> THE TASK:
Write the lines out again, from the top of the material to the line containing "fig = plt.figure(figsize=(12.04, 7.31), dpi=100, facecolor=bg)", pictures excluded.

> SUPPLIED DATA:
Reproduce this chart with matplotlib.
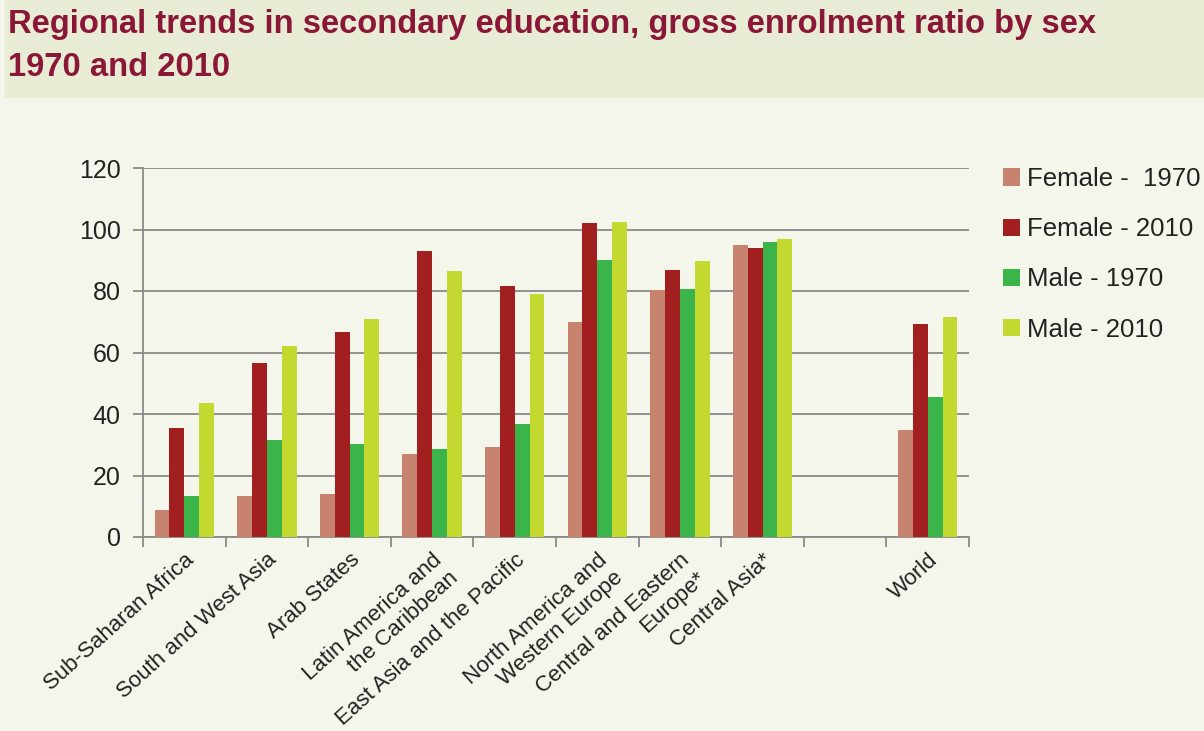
import numpy as np
import matplotlib
matplotlib.use("Agg")
import matplotlib.pyplot as plt
from matplotlib.patches import Rectangle

plt.rcParams['font.family'] = ['Liberation Sans', 'DejaVu Sans']

# data
regions = ['Sub-Saharan Africa', 'South and West Asia', 'Arab States',
           'Latin America and\nthe Caribbean', 'East Asia and the Pacific',
           'North America and\nWestern Europe', 'Central and Eastern\nEurope*',
           'Central Asia*', '', 'World']
female_1970 = [8.9, 13.4, 14.1, 27.0, 29.3, 70.0, 80.4, 94.9, np.nan, 34.9]
female_2010 = [35.4, 56.6, 66.6, 92.9, 81.5, 102.1, 86.9, 94.0, np.nan, 69.4]
male_1970 = [13.4, 31.7, 30.1, 28.7, 36.7, 90.2, 80.7, 95.8, np.nan, 45.5]
male_2010 = [43.6, 62.2, 70.9, 86.4, 79.0, 102.4, 89.9, 96.9, np.nan, 71.5]
series_names = ['Female -  1970', 'Female - 2010', 'Male - 1970', 'Male - 2010']
colors = ['#C8836F', '#A11F1F', '#3BB54A', '#C3D92F']

bg = '#F5F6EB'
fig = plt.figure(figsize=(12.04, 7.31), dpi=100, facecolor=bg)

# title band
fig.patches.append(Rectangle((5 / 1204, 1 - 97 / 731), 1, 97 / 731,
                             transform=fig.transFigure, color='#E8ECD4', zorder=0))
title_color = '#8A1738'
fig.text(8 / 1204, 1 - 33 / 731, 'Regional trends in secondary education, gross enrolment ratio by sex',
         weight='bold', fontsize=23.6, color=title_color, va='baseline')
fig.text(8 / 1204, 1 - 76 / 731, '1970 and 2010',
         weight='bold', fontsize=23.6, color=title_color, va='baseline')

ax = fig.add_axes([143 / 1204, 1 - 537 / 731, (969 - 143) / 1204, (537 - 168) / 731])
ax.set_facecolor('none')

x = np.arange(len(regions))
w = 0.18
all_series = [female_1970, female_2010, male_1970, male_2010]
for i, (vals, name, c) in enumerate(zip(all_series, series_names, colors)):
    ax.bar(x + (i - 1.5) * w, vals, width=w, color=c, label=name, zorder=3)

ax.set_xlim(-0.5, len(regions) - 0.5)
ax.set_ylim(0, 120)
ax.set_yticks(np.arange(0, 121, 20))
grid_c = '#8A8A8A'
ax.yaxis.grid(True, color=grid_c, linewidth=1.3, zorder=1)
ax.set_axisbelow(True)
for s in ['top', 'right']:
    ax.spines[s].set_visible(False)
for s in ['left', 'bottom']:
    ax.spines[s].set_color(grid_c)
    ax.spines[s].set_linewidth(1.3)

ax.set_xticks(np.arange(-0.5, len(regions), 1.0))
ax.set_xticklabels([])
ax.set_xticks(x, minor=True)
ax.set_xticklabels(regions, minor=True, rotation=42, ha='right', va='top',
                   rotation_mode='anchor', fontsize=16, color='#222222')
ax.tick_params(axis='x', which='minor', length=0, pad=9)
ax.tick_params(axis='x', which='major', length=7, width=1.3, color=grid_c, direction='out')
ax.tick_params(axis='y', length=7, width=1.3, color=grid_c, pad=9,
               labelsize=18, labelcolor='#222222')

leg = fig.legend(loc='upper left', bbox_to_anchor=(1003 / 1204, 1 - 167 / 731),
                 frameon=False, fontsize=18.5, handlelength=0.66, handleheight=0.66,
                 handletextpad=0.28, labelspacing=1.02, borderaxespad=0, borderpad=0)
for t in leg.get_texts():
    t.set_color('#222222')

fig.savefig('out.png', dpi=100, facecolor=bg)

> THE ANSWER:
Reproduce this chart with matplotlib.
import numpy as np
import matplotlib
matplotlib.use("Agg")
import matplotlib.pyplot as plt
from matplotlib.patches import Rectangle

plt.rcParams['font.family'] = ['Liberation Sans', 'DejaVu Sans']

# data
regions = ['Sub-Saharan Africa', 'South and West Asia', 'Arab States',
           'Latin America and\nthe Caribbean', 'East Asia and the Pacific',
           'North America and\nWestern Europe', 'Central and Eastern\nEurope*',
           'Central Asia*', '', 'World']
female_1970 = [8.9, 13.4, 14.1, 27.0, 29.3, 70.0, 80.4, 94.9, np.nan, 34.9]
female_2010 = [35.4, 56.6, 66.6, 92.9, 81.5, 102.1, 86.9, 94.0, np.nan, 69.4]
male_1970 = [13.4, 31.7, 30.1, 28.7, 36.7, 90.2, 80.7, 95.8, np.nan, 45.5]
male_2010 = [43.6, 62.2, 70.9, 86.4, 79.0, 102.4, 89.9, 96.9, np.nan, 71.5]
series_names = ['Female -  1970', 'Female - 2010', 'Male - 1970', 'Male - 2010']
colors = ['#C8836F', '#A11F1F', '#3BB54A', '#C3D92F']

bg = '#F5F6EB'
fig = plt.figure(figsize=(12.04, 7.31), dpi=100, facecolor=bg)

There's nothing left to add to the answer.